Chris Pratt's days of driving around his crew of coupon salesmen in his van led him to Hawaii. After a friend recommended he move to the more tropical climate, Pratt and his friend "set up camp on the beach and lived the dream" (via Entertainment Weekly). He worked as a waiter at Bubba Gump Shrimp Co. which was coincidentally the perfect fit for him. "I don't know if you've ever had a dining experience at the Bubba Gump Shrimp Co., but they love a gregarious waiter who will get in your face and sing you birthday songs and do trivia."

Pratt was technically homeless as he was living out of his van, but luck soon struck for the 19-year-old when he waited on actress Rae Dawn Chong. "I was on a retreat in Maui with a friend," Chong told Star. "Chris came over and pitched himself to me, claiming he was an actor, too. As it turns out, we were casting a movie I was going to direct in L.A. and I needed someone to star as the 'hunk' in my film." Pratt was cast in Chong's film, "Cursed Part 3," as Devon and landed his first official credit.

He got his first big break starring on Everwood

Pratt's first major role on television was as Bright Abbott, the football-playing comic relief on the WB series "Everwood." The show centered around a family moving to the fictional town of Everwood, Colorado after Dr. Andy Brown's (Treat Williams) wife died.

The cast and crew of the show revealed in 2017 that they had predicted Pratt would go on to become a star. "I told Chris Pratt he was going to be a star," John Beasley (Irv Harper) recalled. (via TV Line) "He had a lot of the qualities that would make him a star. He was a good-looking white boy."

After "Everwood" was canceled, Pratt went on to join the cast of another television teen drama, "The O.C.," playing a hippie activist and Summer Roberts' (Rachel Bilson) college friend, Ché Cook, on the show's fourth season. "He's a lot different than any character I've ever played," Pratt told TV Guide at the time. "He's a left-wing liberal, environmentalist, vegan-type of save-the-chickens character that's a little over-the-top, but he's completely earnest. He's kind of a hippy. It's a very funny role."

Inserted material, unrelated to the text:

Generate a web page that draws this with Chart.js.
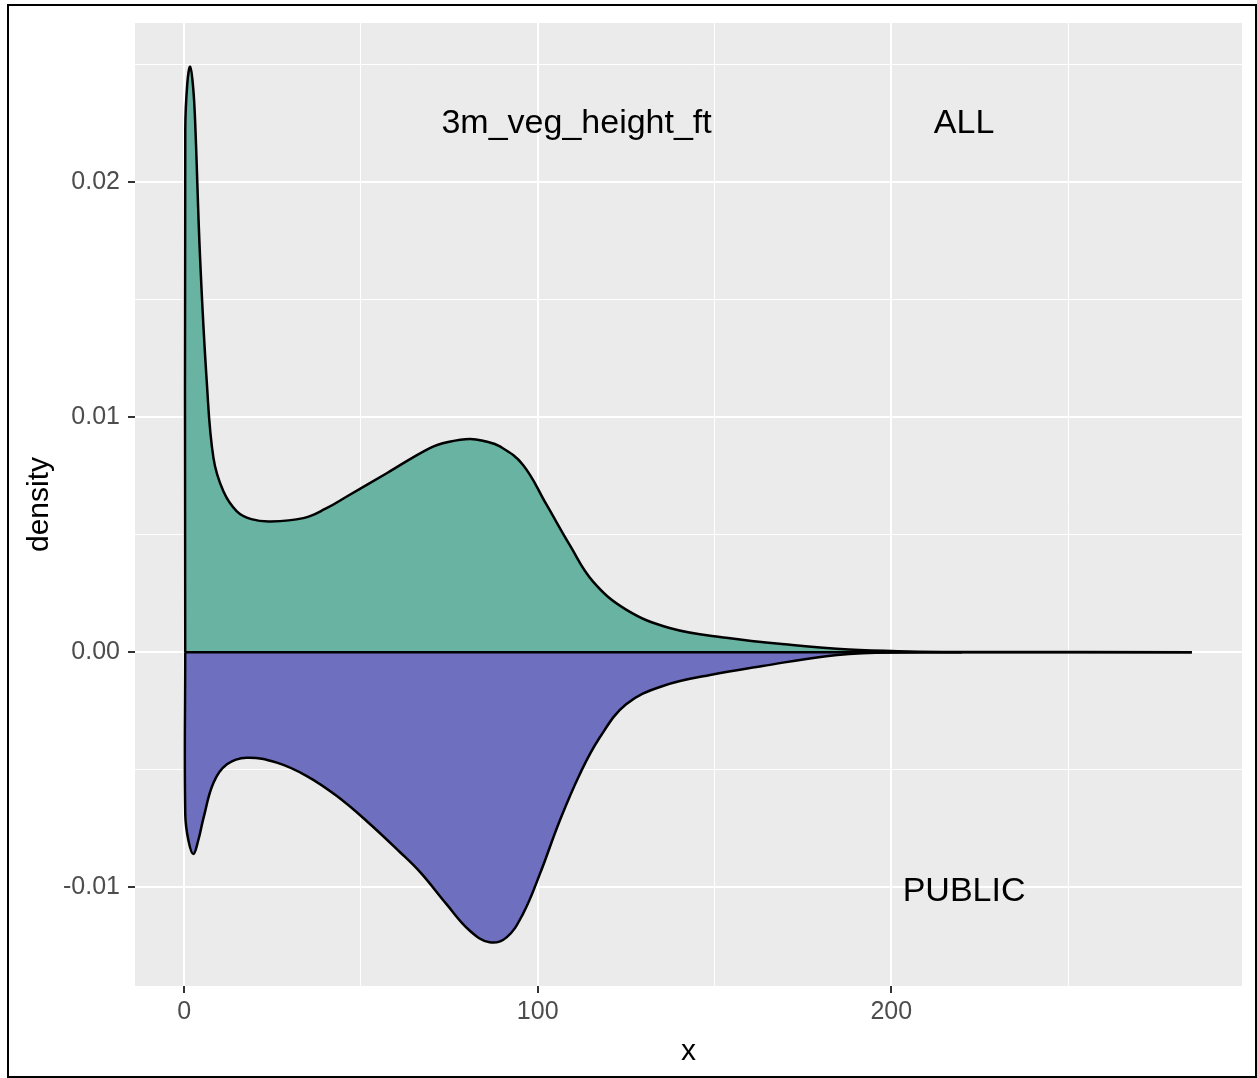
<!DOCTYPE html>
<html>
<head>
<meta charset="utf-8">
<script src="https://cdn.jsdelivr.net/npm/chart.js@4.4.0/dist/chart.umd.min.js"></script>
<style>
  html, body { margin: 0; padding: 0; background: #fff; }
  #wrap { position: relative; width: 1257px; height: 1078px; }
</style>
</head>
<body>
<div id="wrap"><canvas id="densityChart" width="1257" height="1078"></canvas></div>
<script>
// density of 3m_veg_height_ft
const allX = [0.3, 0.32, 0.9, 1.7, 2.5, 3.1, 4.5, 6.4, 8.3, 11.1, 14.9, 19, 24.3, 33.7, 40, 46, 57.3, 69.5, 75, 80.8, 85, 89.3, 95.8, 102.5, 109, 115.6, 125, 137.3, 153.3, 172, 188, 205, 220, 285];
const allY = [0, 0.0222, 0.0242, 0.0249, 0.0241, 0.0226, 0.0168, 0.0115, 0.00825, 0.00684, 0.00599, 0.00566, 0.00556, 0.0057, 0.0061, 0.00662, 0.00761, 0.00868, 0.00895, 0.00907, 0.00897, 0.00875, 0.00797, 0.00627, 0.00457, 0.00301, 0.00181, 0.00103, 0.00061, 0.0003, 0.00011, 0.00003, 0.00001, 0];

const publicX = [0.3, 0.32, 1.2, 2.6, 4, 5.5, 8.3, 12.1, 17.7, 26.2, 34.7, 43.1, 51.6, 61, 67, 74.2, 80.8, 86.4, 91.2, 95.8, 100.6, 106.2, 111.9, 117.5, 125, 135.4, 149.5, 163.6, 181.6, 195.7, 220];
const publicY = [0, -0.0069, -0.0080, -0.00859, -0.0080, -0.00704, -0.00555, -0.00477, -0.00449, -0.0047, -0.00527, -0.00611, -0.00718, -0.0085, -0.0094, -0.01072, -0.01185, -0.01234, -0.01213, -0.01114, -0.00944, -0.00718, -0.00519, -0.00364, -0.00222, -0.00144, -0.00095, -0.00059, -0.00017, -0.00003, 0];

const xTicks = [0, 50, 100, 150, 200, 250];
const xLabels = [0, 100, 200];
const yTicks = [-0.01, -0.005, 0, 0.005, 0.01, 0.015, 0.02, 0.025];
const yLabels = [-0.01, 0, 0.01, 0.02];

function toPoints(xs, ys) {
    return xs.map((x, i) => ({ x: x, y: ys[i] }));
}

const isMajor = (list, v) => list.some(m => Math.abs(m - v) < 1e-9);

// grey panel, text labels and black frame
const panelPlugin = {
    id: 'panel',
    beforeDraw(chart) {
        const { ctx, chartArea: a } = chart;
        ctx.save();
        ctx.fillStyle = '#ebebeb';
        ctx.fillRect(a.left, a.top, a.right - a.left, a.bottom - a.top);
        ctx.restore();
    },
    afterDraw(chart) {
        const { ctx, scales } = chart;
        ctx.save();
        ctx.fillStyle = '#000';
        ctx.font = '34px "Liberation Sans", Arial, sans-serif';
        ctx.textAlign = 'center';
        ctx.textBaseline = 'middle';
        ctx.fillText('3m_veg_height_ft', scales.x.getPixelForValue(111), scales.y.getPixelForValue(0.0225));
        ctx.fillText('ALL', scales.x.getPixelForValue(220.6), scales.y.getPixelForValue(0.0225));
        ctx.fillText('PUBLIC', scales.x.getPixelForValue(220.6), scales.y.getPixelForValue(-0.0102));

        ctx.strokeStyle = '#000';
        ctx.lineWidth = 2;
        ctx.strokeRect(8, 5, 1248, 1072);
        ctx.restore();
    }
};

const ctx = document.getElementById('densityChart').getContext('2d');
new Chart(ctx, {
    type: 'line',
    data: {
        datasets: [
            {
                label: 'baseline',
                data: [{ x: allX[0], y: 0 }, { x: allX[allX.length - 1], y: 0 }],
                borderColor: '#000',
                borderWidth: 2.5,
                pointRadius: 0,
                fill: false,
                order: 0
            },
            {
                label: 'ALL',
                data: toPoints(allX, allY),
                borderColor: '#000',
                borderWidth: 2.5,
                backgroundColor: '#69b3a2',
                pointRadius: 0,
                tension: 0.4,
                fill: 'origin',
                order: 1
            },
            {
                label: 'PUBLIC',
                data: toPoints(publicX, publicY),
                borderColor: '#000',
                borderWidth: 2.5,
                backgroundColor: '#6e6fbf',
                pointRadius: 0,
                tension: 0.4,
                fill: 'origin',
                order: 2
            }
        ]
    },
    options: {
        responsive: false,
        animation: false,
        layout: { padding: { left: 0, top: 20, right: 15, bottom: 0 } },
        plugins: {
            legend: { display: false },
            tooltip: { enabled: false }
        },
        scales: {
            x: {
                type: 'linear',
                min: -13.9,
                max: 299.2,
                afterBuildTicks: (scale) => { scale.ticks = xTicks.map(v => ({ value: v })); },
                afterFit: (scale) => { scale.height = 92; },
                border: { display: false },
                grid: {
                    color: '#ffffff',
                    lineWidth: (c) => isMajor(xLabels, c.tick.value) ? 2 : 1,
                    tickColor: (c) => isMajor(xLabels, c.tick.value) ? '#333333' : 'rgba(0,0,0,0)',
                    tickLength: 7,
                    tickWidth: 2
                },
                ticks: {
                    autoSkip: false,
                    maxRotation: 0,
                    padding: 4,
                    color: '#4d4d4d',
                    font: { family: '"Liberation Sans", Arial, sans-serif', size: 25 },
                    callback: (v) => isMajor(xLabels, v) ? String(v) : ''
                },
                title: {
                    display: true,
                    text: 'x',
                    color: '#000',
                    font: { family: '"Liberation Sans", Arial, sans-serif', size: 30 },
                    padding: { top: 0, bottom: 8 }
                }
            },
            y: {
                type: 'linear',
                min: -0.0142,
                max: 0.02676,
                afterBuildTicks: (scale) => { scale.ticks = yTicks.map(v => ({ value: v })); },
                afterFit: (scale) => { scale.width = 135; },
                border: { display: false },
                grid: {
                    color: '#ffffff',
                    lineWidth: (c) => isMajor(yLabels, c.tick.value) ? 2 : 1,
                    tickColor: (c) => isMajor(yLabels, c.tick.value) ? '#333333' : 'rgba(0,0,0,0)',
                    tickLength: 7,
                    tickWidth: 2
                },
                ticks: {
                    autoSkip: false,
                    padding: 8,
                    color: '#4d4d4d',
                    font: { family: '"Liberation Sans", Arial, sans-serif', size: 25 },
                    callback: (v) => isMajor(yLabels, v) ? v.toFixed(2) : ''
                },
                title: {
                    display: true,
                    text: 'density',
                    color: '#000',
                    font: { family: '"Liberation Sans", Arial, sans-serif', size: 30 },
                    padding: { top: 22, bottom: 0 }
                }
            }
        }
    },
    plugins: [panelPlugin]
});
</script>
</body>
</html>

Pratt's supporting film roles were beneficial both professionally and personally

While he was beginning to make a name for himself on the small screen, Pratt simultaneously started snagging roles on the silver screen too. Though he wasn't exactly Star-Lord yet, he was appearing in films like "Wanted," "Jennifer's Body," and "Moneyball." One of his roles became particularly significant because it would be the reason he met his future wife Anna Faris.

In 2011's "Take Me Home Tonight," Pratt played Kyle Masterson, Wendy Franklin's (Anna Faris) boyfriend, who Pratt called "an unlovable douchebag" during an interview for the film's debut. Though the '80s-set comedy didn't hit big with audiences, Pratt met and fell in love with co-star Faris while shooting in 2007. Insider reported that at the premiere of the film, Pratt said, "This is a pretty spectacular moment for us, to be able to come to this movie that we met on and fell in love making." While Pratt and Faris have since divorced, the two have remained friends and found new partners (via USA Today).

Pratt's Parks and Rec audition blew away the show's creators

When Pratt first appeared as Andy Dwyer in the first season of "Parks and Recreation" in 2009, he was Ann Perkins' (Rashida Jones) lazy boyfriend with two broken, fully cast-wrapped legs who asked Leslie Knope (Amy Poehler) to pass him his "itch stick" (via YouTube). The character would evolve, falling in love with April (Aubrey Plaza) and finding employment as a kids' TV show host as Johnny Karate.

Andy was originally intended to be on the show for a six-episode arc, but show creators Greg Daniels and Michael Schur soon realized they had cast an actor who could bring much more to the role than they intended. "Almost at the point of the audition we were like, 'Oh, we have to reconceive this, because this guy's the funniest person we've ever seen. We're not letting that guy go,"' Schur told Entertainment Weekly. He added that even alongside comedic talents like Poehler, Plaza, and Aziz Ansari, "Pratt is very often the best improviser in the cast, which is really saying something."

Pratt played Andy until the show's series finale in 2015, just as his film career was taking off and he was making box office juggernauts.